'''

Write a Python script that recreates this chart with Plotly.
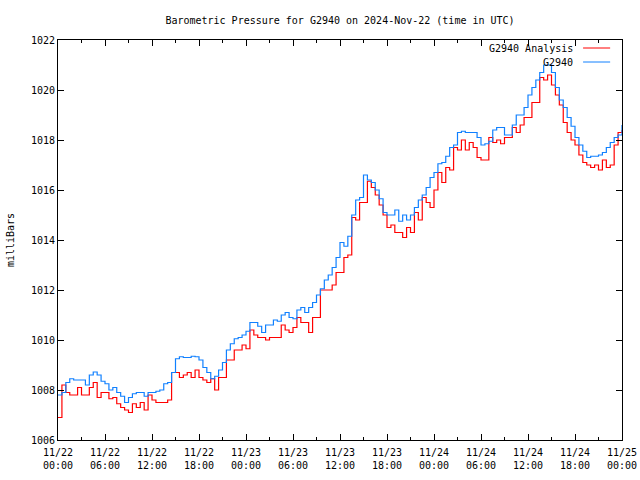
import plotly.graph_objects as go

# time axis: hours after 2024-11-22 00:00 UTC, half-hour steps
hours = [i * 0.5 for i in range(145)]

# G2940 observed pressure (mb), every 30 min
g2940 = [
    1007.8, 1007.9, 1008.3, 1008.45, 1008.4, 1008.4, 1008.4, 1008.2, 1008.6, 1008.72,
    1008.6, 1008.35, 1008.25, 1008.0, 1008.1, 1007.9, 1007.75, 1007.5, 1007.7, 1007.85,
    1007.9, 1007.9, 1007.75, 1007.9, 1007.9, 1007.95, 1008.0, 1008.25, 1008.3, 1008.7,
    1009.25, 1009.33, 1009.3, 1009.3, 1009.35, 1009.33, 1009.2, 1008.9, 1008.7, 1008.45,
    1008.55, 1008.8, 1009.1, 1009.6, 1009.85, 1010.05, 1010.1, 1010.2, 1010.35, 1010.7,
    1010.7, 1010.55, 1010.3, 1010.6, 1010.6, 1010.8, 1010.75, 1011.0, 1011.1, 1010.9,
    1010.85, 1011.2, 1011.3, 1011.1, 1011.3, 1011.5, 1011.8, 1012.05, 1012.4, 1012.6,
    1012.9, 1013.3, 1013.9, 1013.75, 1014.15, 1015.0, 1015.6, 1015.7, 1016.6, 1016.4,
    1016.3, 1016.0, 1015.65, 1015.1, 1015.0, 1015.0, 1015.2, 1014.75, 1015.0, 1014.8,
    1015.0, 1015.3, 1015.6, 1015.8, 1016.1, 1016.5, 1016.7, 1017.05, 1017.1, 1017.35,
    1017.7, 1017.8, 1018.3, 1018.35, 1018.3, 1018.3, 1018.3, 1018.1, 1017.8, 1017.85,
    1017.95, 1018.4, 1018.5, 1018.5, 1018.2, 1018.2, 1018.6, 1019.0, 1019.0, 1019.3,
    1019.8, 1020.1, 1020.4, 1020.7, 1021.0, 1021.0, 1020.7, 1020.1, 1019.6, 1019.3,
    1018.9, 1018.55, 1018.1, 1017.8, 1017.55, 1017.3, 1017.35, 1017.35, 1017.4, 1017.5,
    1017.7, 1017.9, 1018.1, 1018.2, 1018.6,
]

# G2940 analysis pressure (mb), every 30 min
analysis = [
    1006.9, 1008.2, 1007.9, 1007.8, 1007.8, 1008.1, 1007.8, 1007.8, 1008.1, 1008.3,
    1007.7, 1007.9, 1007.9, 1007.65, 1007.7, 1007.45, 1007.3, 1007.2, 1007.1, 1007.45,
    1007.3, 1007.5, 1007.2, 1007.8, 1007.6, 1007.5, 1007.5, 1007.5, 1007.6, 1008.7,
    1008.7, 1008.5, 1008.6, 1008.7, 1008.5, 1008.8, 1008.5, 1008.4, 1008.3, 1008.45,
    1008.0, 1008.5, 1008.5, 1009.2, 1009.2, 1009.6, 1009.6, 1009.8, 1009.65, 1010.4,
    1010.2, 1010.1, 1010.1, 1010.0, 1010.1, 1010.1, 1010.1, 1010.6, 1010.4, 1010.3,
    1010.5, 1010.9, 1010.7, 1010.7, 1010.3, 1010.9, 1010.9, 1012.0, 1012.0, 1012.0,
    1012.2, 1012.7, 1012.7, 1013.3, 1013.4, 1014.9, 1014.8, 1015.5, 1015.5, 1016.35,
    1016.1, 1015.8, 1015.4, 1015.0, 1014.5, 1014.6, 1014.3, 1014.3, 1014.1, 1014.5,
    1014.3, 1015.1, 1014.8, 1015.7, 1015.5, 1015.3, 1016.0, 1016.7, 1016.3, 1016.9,
    1016.8, 1017.7, 1017.6, 1018.0, 1017.6, 1017.9, 1017.7, 1017.3, 1017.2, 1017.2,
    1018.1, 1017.9, 1018.0, 1017.85, 1018.1, 1018.1, 1018.5, 1018.3, 1018.6, 1018.9,
    1018.9, 1019.5, 1019.5, 1020.5, 1020.4, 1020.6, 1020.2, 1019.8, 1019.4, 1018.7,
    1018.3, 1018.0, 1017.8, 1017.4, 1017.1, 1017.0, 1016.9, 1017.0, 1016.8, 1017.2,
    1016.9, 1017.0, 1017.8, 1018.3, 1018.4,
]

tick_hours = [0, 6, 12, 18, 24, 30, 36, 42, 48, 54, 60, 66, 72]
tick_labels = [
    "11/22<br>00:00", "11/22<br>06:00", "11/22<br>12:00", "11/22<br>18:00",
    "11/23<br>00:00", "11/23<br>06:00", "11/23<br>12:00", "11/23<br>18:00",
    "11/24<br>00:00", "11/24<br>06:00", "11/24<br>12:00", "11/24<br>18:00",
    "11/25<br>00:00",
]
y_ticks = [1006, 1008, 1010, 1012, 1014, 1016, 1018, 1020, 1022]
series_names = ["G2940 Analysis", "G2940"]
series_colors = ["#ff0000", "#1080ff"]

FONT = "DejaVu Sans Mono"

fig = go.Figure()
fig.add_trace(go.Scatter(x=hours, y=analysis, mode="lines", line=dict(color=series_colors[0], width=1.2, shape="hv"),
                         name=series_names[0], showlegend=False))
fig.add_trace(go.Scatter(x=hours, y=g2940, mode="lines", line=dict(color=series_colors[1], width=1.2, shape="hv"),
                         name=series_names[1], showlegend=False))

# legend drawn gnuplot-style: text then sample line on the right
leg_y = [0.98, 0.945]
for name, col, ly in zip(series_names, series_colors, leg_y):
    fig.add_annotation(x=0.9167, y=ly, xref="paper", yref="paper", text=name, showarrow=False,
                       xanchor="right", yanchor="middle", font=dict(family=FONT, size=10, color="black"))
    fig.add_shape(type="line", xref="paper", yref="paper", x0=0.931, x1=0.979, y0=ly, y1=ly,
                  line=dict(color=col, width=1))

fig.add_annotation(x=-0.085, y=0.5, xref="paper", yref="paper", text="milliBars", textangle=-90,
                   showarrow=False, xanchor="center", yanchor="middle",
                   font=dict(family=FONT, size=10, color="black"))

fig.update_layout(
    width=640, height=480,
    margin=dict(l=58, r=18, t=40, b=40, autoexpand=False),
    paper_bgcolor="white", plot_bgcolor="white",
    font=dict(family=FONT, size=10, color="black"),
    title=dict(text="Barometric Pressure for G2940 on 2024-Nov-22 (time in UTC)", xref="paper", x=0.5,
               xanchor="center", y=0.958, yanchor="middle", font=dict(family=FONT, size=10, color="black")),
    showlegend=False,
)
fig.update_xaxes(range=[0, 72], tickmode="array", tickvals=tick_hours, ticktext=tick_labels,
                 ticks="inside", ticklen=6, tickcolor="black", showgrid=False, zeroline=False,
                 showline=True, linecolor="black", linewidth=1, mirror="ticks", automargin=False,
                 ticklabelstandoff=3,
                 minor=dict(ticks="inside", ticklen=3, dtick=3, tick0=0, tickcolor="black", showgrid=False),
                 tickfont=dict(family=FONT, size=10, color="black"))
fig.update_yaxes(range=[1006, 1022], tickmode="array", tickvals=y_ticks, ticktext=[str(v) for v in y_ticks],
                 ticks="inside", ticklen=6, tickcolor="black", showgrid=False, zeroline=False,
                 showline=True, linecolor="black", linewidth=1, mirror="ticks", automargin=False,
                 tickfont=dict(family=FONT, size=10, color="black"))

# remove the default 8px page margin so the figure sits at the window's top-left corner
fig.write_html("out.html", config={"displayModeBar": False},
               post_script="document.body.style.margin='0px';")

'''

### WHAT IS ASKED:
Send back the data above word for word, with the pictures left out.

### SOLUTION TO THIS PROBLEM:
Write a Python script that recreates this chart with Plotly.
import plotly.graph_objects as go

# time axis: hours after 2024-11-22 00:00 UTC, half-hour steps
hours = [i * 0.5 for i in range(145)]

# G2940 observed pressure (mb), every 30 min
g2940 = [
    1007.8, 1007.9, 1008.3, 1008.45, 1008.4, 1008.4, 1008.4, 1008.2, 1008.6, 1008.72,
    1008.6, 1008.35, 1008.25, 1008.0, 1008.1, 1007.9, 1007.75, 1007.5, 1007.7, 1007.85,
    1007.9, 1007.9, 1007.75, 1007.9, 1007.9, 1007.95, 1008.0, 1008.25, 1008.3, 1008.7,
    1009.25, 1009.33, 1009.3, 1009.3, 1009.35, 1009.33, 1009.2, 1008.9, 1008.7, 1008.45,
    1008.55, 1008.8, 1009.1, 1009.6, 1009.85, 1010.05, 1010.1, 1010.2, 1010.35, 1010.7,
    1010.7, 1010.55, 1010.3, 1010.6, 1010.6, 1010.8, 1010.75, 1011.0, 1011.1, 1010.9,
    1010.85, 1011.2, 1011.3, 1011.1, 1011.3, 1011.5, 1011.8, 1012.05, 1012.4, 1012.6,
    1012.9, 1013.3, 1013.9, 1013.75, 1014.15, 1015.0, 1015.6, 1015.7, 1016.6, 1016.4,
    1016.3, 1016.0, 1015.65, 1015.1, 1015.0, 1015.0, 1015.2, 1014.75, 1015.0, 1014.8,
    1015.0, 1015.3, 1015.6, 1015.8, 1016.1, 1016.5, 1016.7, 1017.05, 1017.1, 1017.35,
    1017.7, 1017.8, 1018.3, 1018.35, 1018.3, 1018.3, 1018.3, 1018.1, 1017.8, 1017.85,
    1017.95, 1018.4, 1018.5, 1018.5, 1018.2, 1018.2, 1018.6, 1019.0, 1019.0, 1019.3,
    1019.8, 1020.1, 1020.4, 1020.7, 1021.0, 1021.0, 1020.7, 1020.1, 1019.6, 1019.3,
    1018.9, 1018.55, 1018.1, 1017.8, 1017.55, 1017.3, 1017.35, 1017.35, 1017.4, 1017.5,
    1017.7, 1017.9, 1018.1, 1018.2, 1018.6,
]

# G2940 analysis pressure (mb), every 30 min
analysis = [
    1006.9, 1008.2, 1007.9, 1007.8, 1007.8, 1008.1, 1007.8, 1007.8, 1008.1, 1008.3,
    1007.7, 1007.9, 1007.9, 1007.65, 1007.7, 1007.45, 1007.3, 1007.2, 1007.1, 1007.45,
    1007.3, 1007.5, 1007.2, 1007.8, 1007.6, 1007.5, 1007.5, 1007.5, 1007.6, 1008.7,
    1008.7, 1008.5, 1008.6, 1008.7, 1008.5, 1008.8, 1008.5, 1008.4, 1008.3, 1008.45,
    1008.0, 1008.5, 1008.5, 1009.2, 1009.2, 1009.6, 1009.6, 1009.8, 1009.65, 1010.4,
    1010.2, 1010.1, 1010.1, 1010.0, 1010.1, 1010.1, 1010.1, 1010.6, 1010.4, 1010.3,
    1010.5, 1010.9, 1010.7, 1010.7, 1010.3, 1010.9, 1010.9, 1012.0, 1012.0, 1012.0,
    1012.2, 1012.7, 1012.7, 1013.3, 1013.4, 1014.9, 1014.8, 1015.5, 1015.5, 1016.35,
    1016.1, 1015.8, 1015.4, 1015.0, 1014.5, 1014.6, 1014.3, 1014.3, 1014.1, 1014.5,
    1014.3, 1015.1, 1014.8, 1015.7, 1015.5, 1015.3, 1016.0, 1016.7, 1016.3, 1016.9,
    1016.8, 1017.7, 1017.6, 1018.0, 1017.6, 1017.9, 1017.7, 1017.3, 1017.2, 1017.2,
    1018.1, 1017.9, 1018.0, 1017.85, 1018.1, 1018.1, 1018.5, 1018.3, 1018.6, 1018.9,
    1018.9, 1019.5, 1019.5, 1020.5, 1020.4, 1020.6, 1020.2, 1019.8, 1019.4, 1018.7,
    1018.3, 1018.0, 1017.8, 1017.4, 1017.1, 1017.0, 1016.9, 1017.0, 1016.8, 1017.2,
    1016.9, 1017.0, 1017.8, 1018.3, 1018.4,
]

tick_hours = [0, 6, 12, 18, 24, 30, 36, 42, 48, 54, 60, 66, 72]
tick_labels = [
    "11/22<br>00:00", "11/22<br>06:00", "11/22<br>12:00", "11/22<br>18:00",
    "11/23<br>00:00", "11/23<br>06:00", "11/23<br>12:00", "11/23<br>18:00",
    "11/24<br>00:00", "11/24<br>06:00", "11/24<br>12:00", "11/24<br>18:00",
    "11/25<br>00:00",
]
y_ticks = [1006, 1008, 1010, 1012, 1014, 1016, 1018, 1020, 1022]
series_names = ["G2940 Analysis", "G2940"]
series_colors = ["#ff0000", "#1080ff"]

FONT = "DejaVu Sans Mono"

fig = go.Figure()
fig.add_trace(go.Scatter(x=hours, y=analysis, mode="lines", line=dict(color=series_colors[0], width=1.2, shape="hv"),
                         name=series_names[0], showlegend=False))
fig.add_trace(go.Scatter(x=hours, y=g2940, mode="lines", line=dict(color=series_colors[1], width=1.2, shape="hv"),
                         name=series_names[1], showlegend=False))

# legend drawn gnuplot-style: text then sample line on the right
leg_y = [0.98, 0.945]
for name, col, ly in zip(series_names, series_colors, leg_y):
    fig.add_annotation(x=0.9167, y=ly, xref="paper", yref="paper", text=name, showarrow=False,
                       xanchor="right", yanchor="middle", font=dict(family=FONT, size=10, color="black"))
    fig.add_shape(type="line", xref="paper", yref="paper", x0=0.931, x1=0.979, y0=ly, y1=ly,
                  line=dict(color=col, width=1))

fig.add_annotation(x=-0.085, y=0.5, xref="paper", yref="paper", text="milliBars", textangle=-90,
                   showarrow=False, xanchor="center", yanchor="middle",
                   font=dict(family=FONT, size=10, color="black"))

fig.update_layout(
    width=640, height=480,
    margin=dict(l=58, r=18, t=40, b=40, autoexpand=False),
    paper_bgcolor="white", plot_bgcolor="white",
    font=dict(family=FONT, size=10, color="black"),
    title=dict(text="Barometric Pressure for G2940 on 2024-Nov-22 (time in UTC)", xref="paper", x=0.5,
               xanchor="center", y=0.958, yanchor="middle", font=dict(family=FONT, size=10, color="black")),
    showlegend=False,
)
fig.update_xaxes(range=[0, 72], tickmode="array", tickvals=tick_hours, ticktext=tick_labels,
                 ticks="inside", ticklen=6, tickcolor="black", showgrid=False, zeroline=False,
                 showline=True, linecolor="black", linewidth=1, mirror="ticks", automargin=False,
                 ticklabelstandoff=3,
                 minor=dict(ticks="inside", ticklen=3, dtick=3, tick0=0, tickcolor="black", showgrid=False),
                 tickfont=dict(family=FONT, size=10, color="black"))
fig.update_yaxes(range=[1006, 1022], tickmode="array", tickvals=y_ticks, ticktext=[str(v) for v in y_ticks],
                 ticks="inside", ticklen=6, tickcolor="black", showgrid=False, zeroline=False,
                 showline=True, linecolor="black", linewidth=1, mirror="ticks", automargin=False,
                 tickfont=dict(family=FONT, size=10, color="black"))

# remove the default 8px page margin so the figure sits at the window's top-left corner
fig.write_html("out.html", config={"displayModeBar": False},
               post_script="document.body.style.margin='0px';")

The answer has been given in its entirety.